The one-time owner of the Kelley Kar Co. and Les Kelley Ford--once the largest Ford dealership in the world--was 93 and had been ill for some time, a company spokesman said.

Born in Arkansas, the son of a Methodist minister, Kelley moved to Los Angeles as a youth and attended USC before opening his first used-car dealership in 1918. That was the forerunner of his car company and eventually his Ford dealership, which at one time had 625 employees.


Kelley closed the dealership in 1962 and retired. At that time, his Kelley Blue Book was in use by 95% of the automotive trade, banks, financial institutions and courts of law in the West in establishing the value of cars.

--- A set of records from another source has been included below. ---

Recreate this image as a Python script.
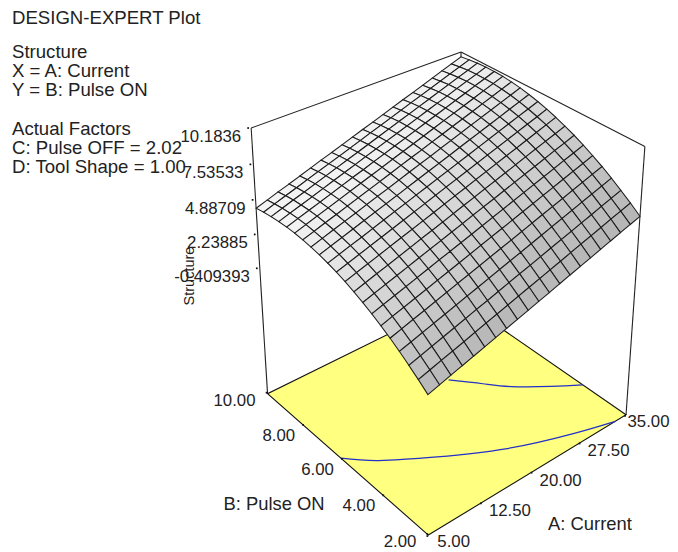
import numpy as np, pandas as pd, altair as alt

# --- values ---
A_TICKS = [5.0, 12.5, 20.0, 27.5, 35.0]
A_LABELS = ["5.00", "12.50", "20.00", "27.50", "35.00"]
B_TICKS = [2.0, 4.0, 6.0, 8.0, 10.0]
B_LABELS = ["2.00", "4.00", "6.00", "8.00", "10.00"]
Z_TICKS = [10.1836, 7.53533, 4.88709, 2.23885, -0.409393]
Z_LABELS = ["10.1836", "7.53533", "4.88709", "2.23885", "-0.409393"]
Z_FLOOR = -10.8
NOTES = ["Structure", "X = A: Current", "Y = B: Pulse ON",
         "Actual Factors", "C: Pulse OFF = 2.02", "D: Tool Shape = 1.00"]
NOTE_Y = [52, 71, 90, 129, 148, 167]
CONTOUR_A1 = [5.0, 8.0, 13.4, 20.2, 27.7, 33.2]
CONTOUR_B1 = [6.1, 5.3, 4.3, 3.25, 2.45, 2.0]
CONTOUR_A2 = [23.2, 25.9, 28.2, 31.85, 35.0]
CONTOUR_B2 = [6.85, 6.0, 5.3, 4.5, 3.9]
# Structure on the drawn 21 x 21 mesh: one row per Current step, one column per Pulse ON step
Z = [
 [-0.05,0.50,1.01,1.50,1.95,2.35,2.73,3.07,3.37,3.64,3.87,4.07,4.23,4.36,4.45,4.51,4.53,4.51,4.46,4.37,4.25],
 [0.21,0.76,1.27,1.76,2.21,2.62,3.00,3.34,3.64,3.91,4.14,4.34,4.50,4.63,4.72,4.79,4.81,4.79,4.74,4.65,4.53],
 [0.47,1.02,1.53,2.03,2.48,2.88,3.26,3.60,3.91,4.18,4.41,4.61,4.77,4.91,5.00,5.06,5.08,5.06,5.02,4.93,4.81],
 [0.72,1.27,1.79,2.28,2.73,3.14,3.52,3.86,4.16,4.44,4.67,4.87,5.04,5.17,5.26,5.33,5.35,5.33,5.28,5.20,5.08],
 [0.98,1.53,2.05,2.54,3.00,3.40,3.78,4.13,4.43,4.71,4.94,5.14,5.31,5.44,5.54,5.60,5.62,5.61,5.56,5.48,5.36],
 [1.24,1.80,2.31,2.81,3.26,3.67,4.05,4.40,4.70,4.98,5.21,5.42,5.58,5.72,5.81,5.88,5.90,5.89,5.84,5.76,5.64],
 [1.50,2.06,2.57,3.07,3.52,3.93,4.32,4.66,4.97,5.24,5.48,5.69,5.85,5.99,6.08,6.15,6.18,6.16,6.12,6.03,5.92],
 [1.75,2.31,2.82,3.32,3.78,4.19,4.57,4.92,5.23,5.50,5.74,5.95,6.11,6.25,6.35,6.42,6.44,6.43,6.39,6.30,6.19],
 [2.01,2.57,3.09,3.58,4.04,4.45,4.84,5.19,5.49,5.77,6.01,6.22,6.39,6.52,6.62,6.69,6.72,6.71,6.66,6.58,6.47],
 [2.27,2.83,3.35,3.85,4.31,4.72,5.10,5.45,5.76,6.04,6.28,6.49,6.66,6.80,6.90,6.97,6.99,6.98,6.94,6.86,6.75],
 [2.53,3.09,3.61,4.11,4.57,4.98,5.37,5.72,6.03,6.31,6.55,6.76,6.93,7.07,7.17,7.24,7.27,7.26,7.22,7.14,7.03],
 [2.78,3.34,3.86,4.36,4.82,5.24,5.63,5.98,6.29,6.57,6.81,7.02,7.19,7.33,7.43,7.51,7.54,7.53,7.49,7.41,7.30],
 [3.04,3.60,4.12,4.63,5.09,5.50,5.89,6.24,6.56,6.84,7.08,7.29,7.46,7.61,7.71,7.78,7.81,7.80,7.77,7.69,7.58],
 [3.30,3.86,4.39,4.89,5.35,5.77,6.16,6.51,6.82,7.11,7.35,7.56,7.74,7.88,7.98,8.06,8.09,8.08,8.04,7.97,7.86],
 [3.56,4.12,4.65,5.15,5.62,6.03,6.42,6.78,7.09,7.38,7.62,7.83,8.01,8.15,8.26,8.33,8.36,8.36,8.32,8.25,8.14],
 [3.81,4.38,4.90,5.41,5.87,6.29,6.68,7.04,7.35,7.64,7.88,8.10,8.27,8.42,8.52,8.60,8.63,8.63,8.59,8.52,8.41],
 [4.07,4.64,5.16,5.67,6.13,6.55,6.95,7.30,7.62,7.90,8.15,8.37,8.54,8.69,8.79,8.87,8.91,8.90,8.87,8.79,8.69],
 [4.33,4.90,5.42,5.93,6.40,6.82,7.21,7.57,7.89,8.17,8.42,8.64,8.81,8.96,9.07,9.15,9.18,9.18,9.15,9.07,8.97],
 [4.59,5.16,5.69,6.19,6.66,7.08,7.48,7.84,8.15,8.44,8.69,8.91,9.09,9.23,9.34,9.42,9.46,9.46,9.42,9.35,9.25],
 [4.84,5.41,5.94,6.45,6.92,7.34,7.73,8.09,8.41,8.70,8.95,9.17,9.35,9.50,9.61,9.69,9.72,9.72,9.69,9.62,9.52],
 [5.10,5.67,6.20,6.71,7.18,7.60,8.00,8.36,8.68,8.97,9.22,9.44,9.62,9.77,9.88,9.96,10.00,10.00,9.97,9.90,9.80],
]
Agrid = np.linspace(5, 35, 21); Bgrid = np.linspace(2, 10, 21)

# --- camera: perspective matrix calibrated on the drawn box corners (weighted) and axis ticks ---
zt = Z_TICKS[0]
cal = [((5,2,Z_FLOOR),(428,535),4),((35,2,Z_FLOOR),(627,414),4),((5,10,Z_FLOOR),(268,394),4),((35,10,Z_FLOOR),(457,300),2),
       ((5,10,zt),(251,128),4),((35,10,zt),(461,52),4),((35,2,zt),(645,147),4),
       ((12.5,2,Z_FLOOR),(476,504),1),((20,2,Z_FLOOR),(526,474),1),((27.5,2,Z_FLOOR),(576,443),1),
       ((5,4,Z_FLOOR),(387,499),1),((5,6,Z_FLOOR),(345,461),1),((5,8,Z_FLOOR),(306,427),1),
       ((5,10,Z_TICKS[1]),(254,162),1),((5,10,Z_TICKS[2]),(256,197),1),((5,10,Z_TICKS[3]),(258,231),1),((5,10,Z_TICKS[4]),(260,266),1)]
rows=[];rhs=[]
for (a,b,c),(px,py),w in cal:
    rows.append([w*t for t in [a,b,c,1,0,0,0,0,-px*a,-px*b,-px*c]]);rhs.append(w*px)
    rows.append([w*t for t in [0,0,0,0,a,b,c,1,-py*a,-py*b,-py*c]]);rhs.append(w*py)
m=np.linalg.lstsq(np.array(rows,float),np.array(rhs,float),rcond=None)[0]
M=np.append(m,1).reshape(3,4)
def P(a,b,c):
    v=M@np.array([a,b,c,1.0]);return float(v[0]/v[2]),float(v[1]/v[2])

def poly(pts,fill):
    pts=[list(p) for p in pts]; pts.append(pts[0])
    return {"type":"Feature","geometry":{"type":"Polygon","coordinates":[pts]},"properties":{"fill":fill}}

cells=[]
for j in range(19,-1,-1):
    for i in range(19,-1,-1):
        s=max(0.0,(Z[i][j+1]-Z[i][j]+Z[i+1][j+1]-Z[i+1][j])*10)
        g=int(np.clip(244-3*s-.2*s*s-12*(i/20)*4*(j/20)*(1-j/20),170,244))
        cells.append(poly([P(Agrid[i],Bgrid[j],Z[i][j]),P(Agrid[i+1],Bgrid[j],Z[i+1][j]),
                           P(Agrid[i+1],Bgrid[j+1],Z[i+1][j+1]),P(Agrid[i],Bgrid[j+1],Z[i][j+1])],f"#{g:02x}{g:02x}{g:02x}"))
floor=[poly([P(5,2,Z_FLOOR),P(35,2,Z_FLOOR),P(35,10,Z_FLOOR),P(5,10,Z_FLOOR)],"#ffff80")]

XS=alt.Scale(domain=[8,670],range=[0,662]); YS=alt.Scale(domain=[8,552],range=[0,544])
X=lambda f="x":alt.X(f"{f}:Q",scale=XS,axis=None); Y=lambda f="y":alt.Y(f"{f}:Q",scale=YS,axis=None)
proj=dict(type="identity",scale=1,translate=[-8,-8])

def shape(vals,**kw):
    return alt.Chart(alt.Data(values=vals)).mark_geoshape(**kw).encode(fill=alt.Fill("properties.fill:N",scale=None)).project(**proj)

seg=[]
for p,q in [((5,10,Z_FLOOR),(5,10,zt)),((35,10,Z_FLOOR),(35,10,zt)),((35,2,Z_FLOOR),(35,2,zt)),((5,10,zt),(35,10,zt)),((35,10,zt),(35,2,zt))]:
    a=P(*p);b=P(*q);seg.append(dict(x=a[0],y=a[1],x2=b[0],y2=b[1]))
box=alt.Chart(pd.DataFrame(seg)).mark_rule(color="#222222",strokeWidth=1.1).encode(x=X(),y=Y(),x2="x2:Q",y2="y2:Q")

cont=[]
for n,(aa,bb) in enumerate([(CONTOUR_A1,CONTOUR_B1),(CONTOUR_A2,CONTOUR_B2)]):
    for k,(a,b) in enumerate(zip(aa,bb)):
        x,y=P(a,b,Z_FLOOR);cont.append(dict(id=n,k=k,x=x,y=y))
contour=alt.Chart(pd.DataFrame(cont)).mark_line(color="#2430c8",strokeWidth=1.2,interpolate="natural").encode(x=X(),y=Y(),detail="id:N",order="k:Q")

ticks=[];labs=[]
for a,l in zip(A_TICKS,A_LABELS):
    x,y=P(a,2,Z_FLOOR);inner=5<a<35
    ticks.append(dict(x=x-1,y=y+1));labs.append(dict(x=x+(1.5 if a==35 else 7 if inner else 9),y=y+(9 if inner else 7),t=l,al="left"))
for b,l in zip(B_TICKS,B_LABELS):
    x,y=P(5,b,Z_FLOOR);inner=2<b<10
    ticks.append(dict(x=x-1,y=y-1));labs.append(dict(x=x-(9 if inner else 12),y=y+(10 if inner else 7),t=l,al="right"))
for z,l in zip(Z_TICKS,Z_LABELS):
    x,y=P(5,10,z);ticks.append(dict(x=x-3,y=y));labs.append(dict(x=x-10,y=y+9,t=l,al="right"))
tick=alt.Chart(pd.DataFrame(ticks)).mark_square(color="#111111",size=3,opacity=1).encode(x=X(),y=Y())
FONT="Liberation Sans"
ld=pd.DataFrame(labs)
lab_r=alt.Chart(ld[ld.al=="right"]).mark_text(font=FONT,fontSize=16.8,color="#222222",align="right",baseline="middle").encode(x=X(),y=Y(),text="t:N")
lab_l=alt.Chart(ld[ld.al=="left"]).mark_text(font=FONT,fontSize=16.8,color="#222222",align="left",baseline="middle").encode(x=X(),y=Y(),text="t:N")
notes=alt.Chart(pd.DataFrame(dict(t=NOTES,y=NOTE_Y,x=[12]*len(NOTES)))).mark_text(font=FONT,fontSize=18.6,color="#222222",align="left",baseline="middle").encode(x=X(),y=Y(),text="t:N")
def title(t,x,y,**kw):
    return alt.Chart(pd.DataFrame(dict(t=[t],x=[x],y=[y]))).mark_text(font=FONT,color="#222222",baseline="middle",**kw).encode(x=X(),y=Y(),text="t:N")
tTop=title("DESIGN-EXPERT Plot",12,18,fontSize=18.6,align="left")
tA=title("A: Current",590,524,fontSize=18.4,align="center")
tB=title("B: Pulse ON",274,504,fontSize=18.4,align="center")
tZ=title("Structure",190,276,fontSize=14.5,align="center",angle=270)

chart=alt.layer(box,shape(floor,stroke="#111111",strokeWidth=1.1),contour,
                shape(cells,stroke="#1c1c1c",strokeWidth=1.05),tick,lab_r,lab_l,notes,tTop,tA,tB,tZ
     ).properties(width=662,height=544,padding=0,autosize="none",background="white").configure_view(stroke=None)
chart.save("out.html",embed_options={"renderer":"svg","actions":False})
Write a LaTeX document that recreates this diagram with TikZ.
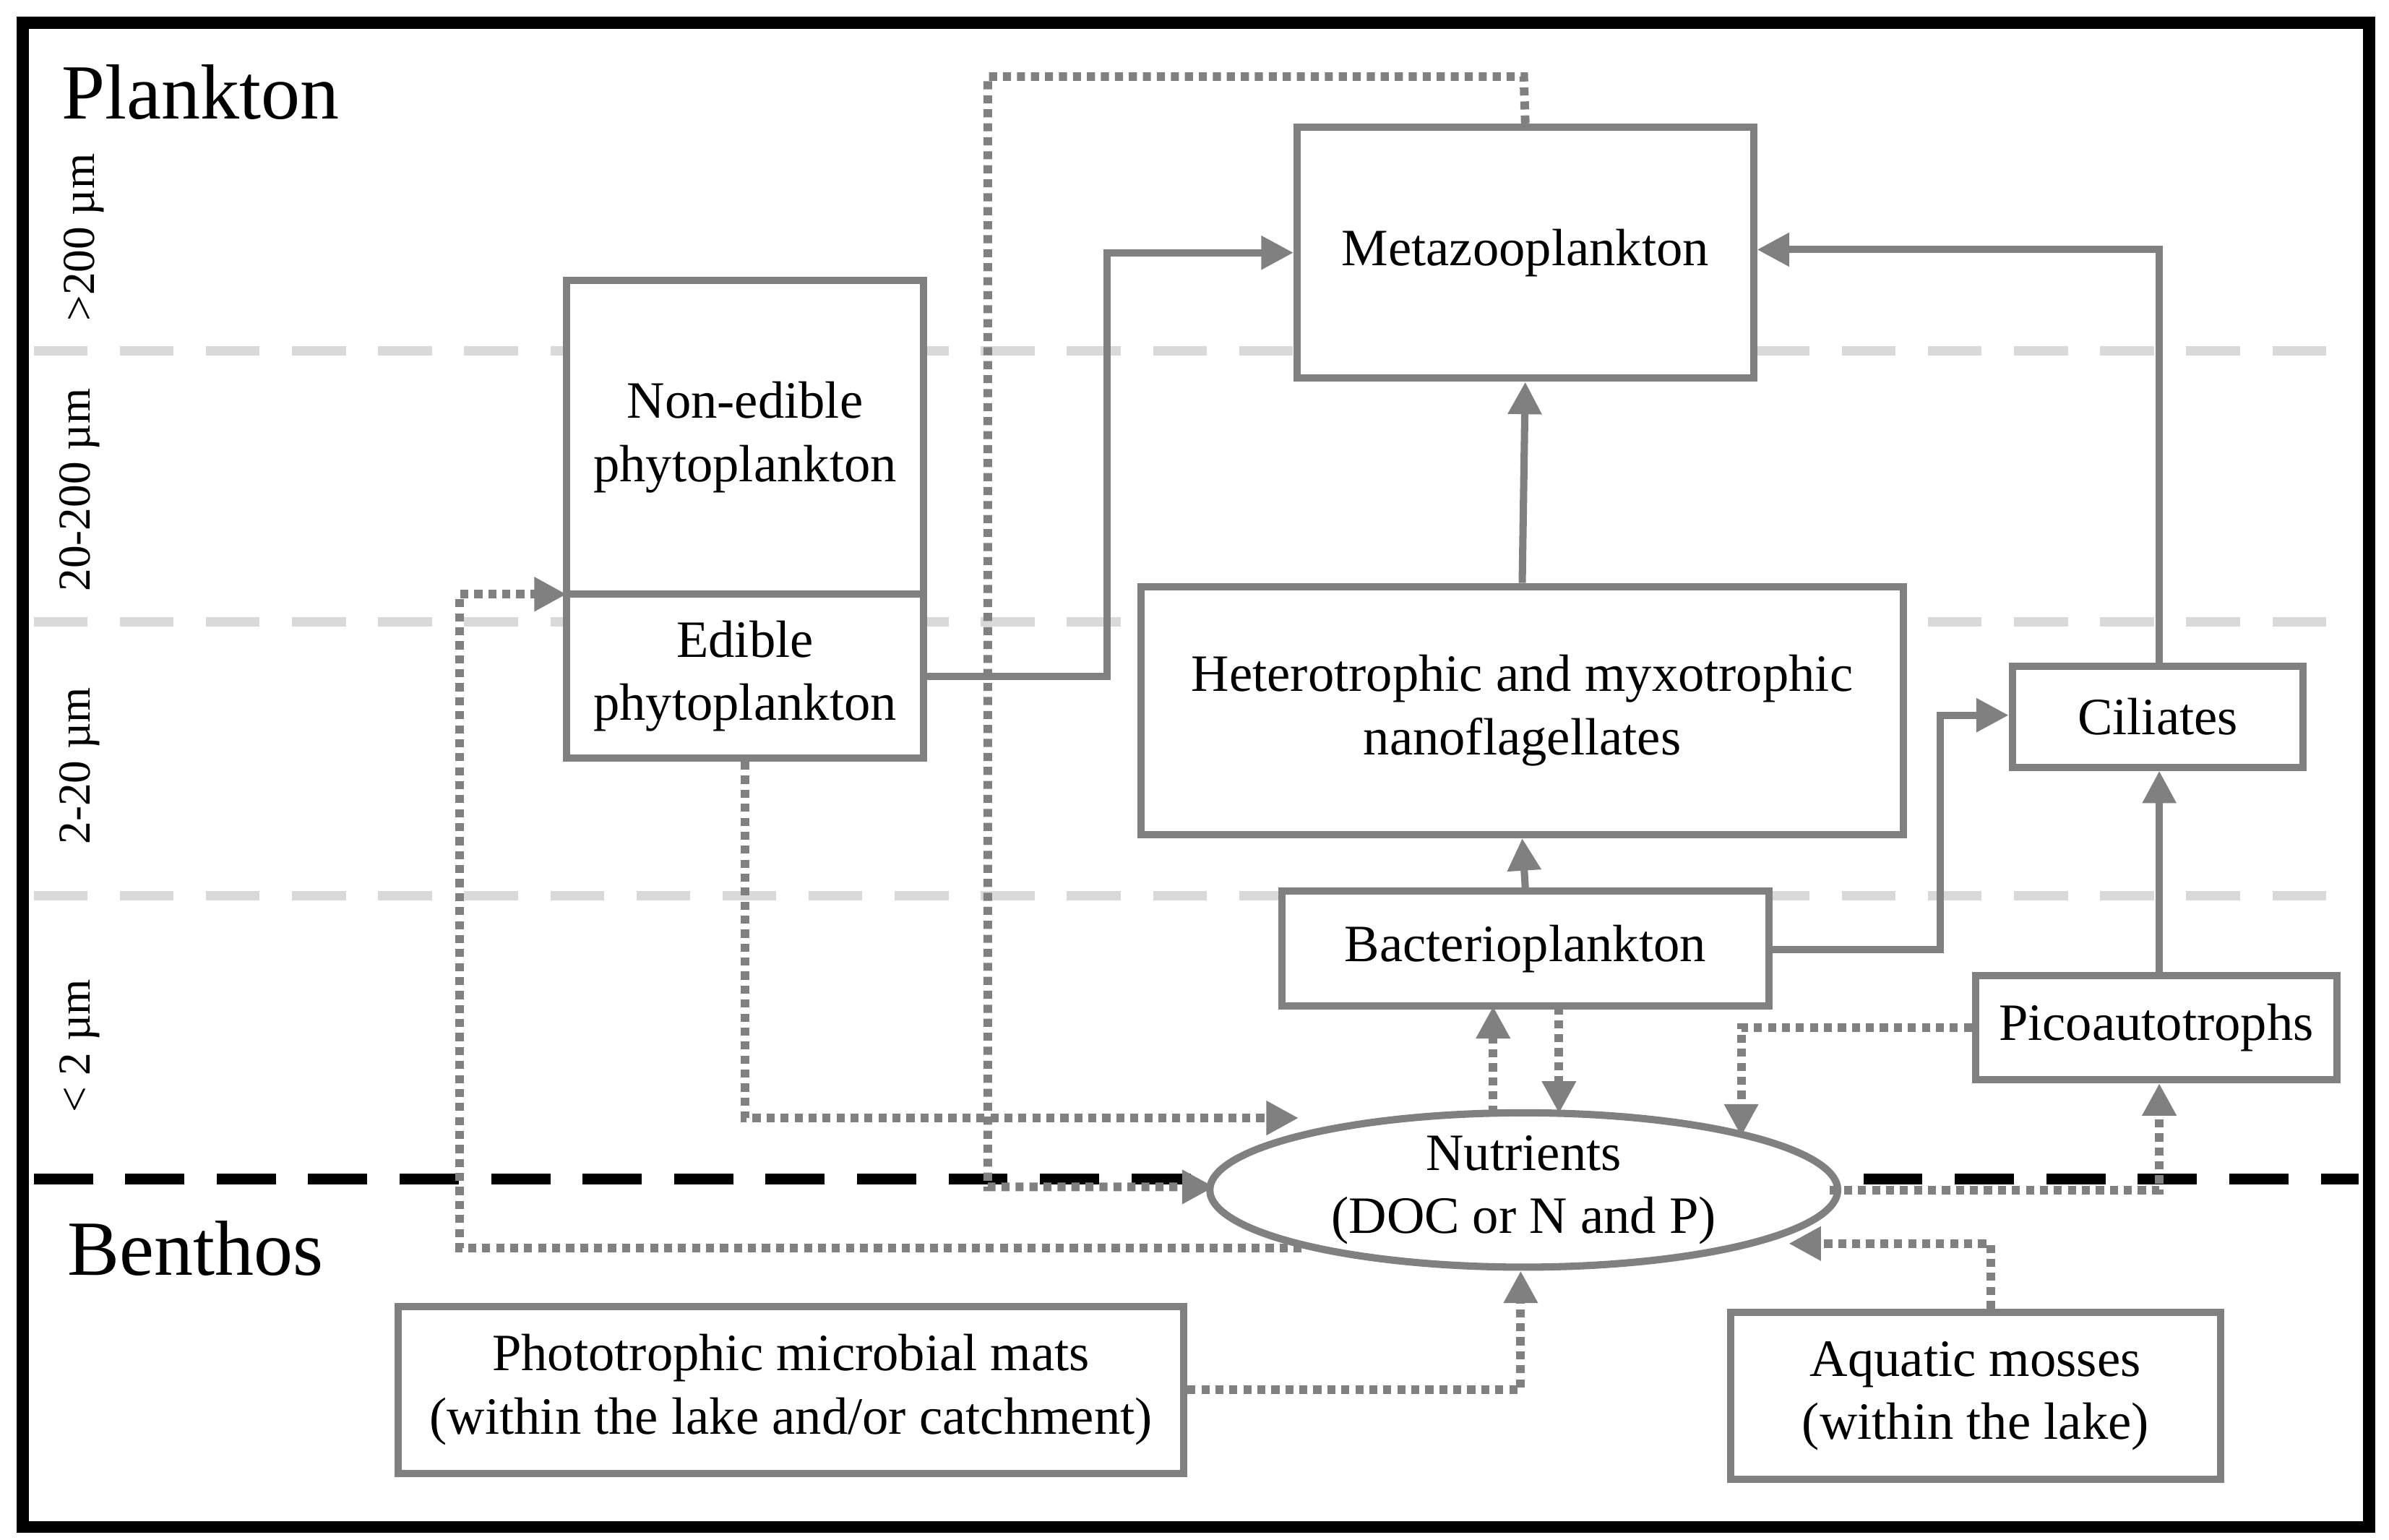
\documentclass[tikz,border=0pt]{standalone}
\usepackage{fontspec}
\setmainfont{Liberation Serif}
\usetikzlibrary{arrows.meta,shapes.geometric}
\definecolor{bx}{HTML}{808080}
\definecolor{lg}{HTML}{D9D9D9}
\begin{document}
\begin{tikzpicture}[x=0.02cm,y=-0.02cm,
 box/.style={draw=bx,line width=2.7pt,fill=white,font=\fontsize{19.5}{23.5}\selectfont,align=center,inner sep=0pt},
 sol/.style={draw=bx,line width=2.7pt,-{Triangle[length=12pt,width=12pt]}},
 dot/.style={draw=bx,line width=3.2pt,dash pattern=on 3pt off 2.2pt,-{Triangle[length=12pt,width=12pt]}},
 lab/.style={font=\fontsize{17}{19}\selectfont,rotate=90,anchor=center}]
\useasboundingbox (0,0) rectangle (1560,1005.5);
\fill[white] (0,0) rectangle (1560,1005.5);
% guide lines
\foreach \y in {229,406,585}{\draw[lg,line width=3.5pt,dash pattern=on 20pt off 12pt] (22,\y)--(1540,\y);}
\draw[black,line width=4pt,dash pattern=on 22pt off 12pt] (22,770)--(1540,770);
\draw[black,line width=4.5pt] (15,15) rectangle (1547,997);
\node[anchor=west,font=\fontsize{29}{33}\selectfont] (pl) at (34,60) {Plankton};
\node[anchor=west,font=\fontsize{29}{33}\selectfont] (be) at (38,815) {Benthos};
\node[lab] (s1) at (55,155) {>200 µm};
\node[lab] (s2) at (52,320) {20-200 µm};
\node[lab] (s3) at (52,500) {2-20 µm};
\node[lab] (s4) at (52,683) {< 2 µm};
% boxes
\node[box,minimum width=298*0.02cm,minimum height=164*0.02cm] (meta) at (996,165) {Metazooplankton};
\node[box,minimum width=233*0.02cm,minimum height=205*0.02cm] (non) at (486.5,285.5) {Non-edible\\phytoplankton};
\node[box,minimum width=233*0.02cm,minimum height=107*0.02cm] (edi) at (486.5,441.5) {Edible\\phytoplankton};
\node[box,minimum width=498*0.02cm,minimum height=162*0.02cm] (het) at (994,464) {Heterotrophic and myxotrophic\\nanoflagellates};
\node[box,minimum width=190*0.02cm,minimum height=66*0.02cm] (cil) at (1409,468) {Ciliates};
\node[box,minimum width=318*0.02cm,minimum height=75*0.02cm] (bac) at (996,619.5) {Bacterioplankton};
\node[box,minimum width=236*0.02cm,minimum height=68*0.02cm] (pic) at (1408,671) {Picoautotrophs};
\node[box,ellipse,minimum width=410*0.02cm,minimum height=100*0.02cm] (nut) at (995,777) {Nutrients\\(DOC or N and P)};
\node[box,minimum width=513*0.02cm,minimum height=109*0.02cm] (pho) at (516.5,907.5) {Phototrophic microbial mats\\(within the lake and/or catchment)};
\node[box,minimum width=320*0.02cm,minimum height=109*0.02cm] (mos) at (1290,911.5) {Aquatic mosses\\(within the lake)};
% solid arrows
\draw[sol] (edi.east) -- (723,441.5) -- (723,165) -- (meta.west);
\draw[sol] (het.north) -- (meta.south);
\draw[sol] (cil.north -| 1410,0) -- (1410,163) -- (meta.east |- 0,163);
\draw[sol] (bac.north) -- (het.south);
\draw[sol] (bac.east |- 0,620) -- (1267,620) -- (1267,467) -- (cil.west |- 0,467);
\draw[sol] (pic.north -| 1410,0) -- (cil.south -| 1410,0);
% dotted
\coordinate (m1) at (995,50);
\draw[dot] (meta.north) -- (m1) -- (645,50) -- (645,775) -- (793,775);
\draw[dot] (edi.south) -- (486.5,730) -- (848,730);
\draw[dot] (850,815) -- (300,815) -- (300,388) -- (370,388);
\draw[dot] (975,727) -- (975,657);
\draw[dot] (1018,657) -- (1018,727);
\draw[dot] (pic.west) -- (1137,671) -- (1137,742);
\draw[dot] (1195,777) -- (1410,777) -- (pic.south -| 1410,0);
\draw[dot] (pho.east) -- (993,907.5) -- (nut.south -| 993,0);
\draw[dot] (mos.north -| 1300,0) -- (1300,812) -- (1168,812);
\end{tikzpicture}
\end{document}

The company in recent years has expanded and now publishes subscriptions to valuations of both new and used cars and motorcycles as well as recreation vehicles. Kelley Blue Book remains a family enterprise and today is operated by Les Kelley’s brother, S. H. Kelley, a nephew, Robert Kelley, and a grandnephew, Michael Kelley.

Les Kelley was a philanthropist and funded a family health center and clinic at Santa Monica Hospital and contributed to the restoration of the Hollywood sign, which he could see from his home. A golf tournament at the Bel-Air Country Club where he was a longtime member has been named for him.

With him when he died was his wife, IngLis. His other survivors include an additional brother, two daughters, a granddaughter and a great-granddaughter.

A funeral service will be held Monday at 12:30 at Wee Kirk o’-the Heather Chapel, Forest Lawn Memorial-Park, Glendale.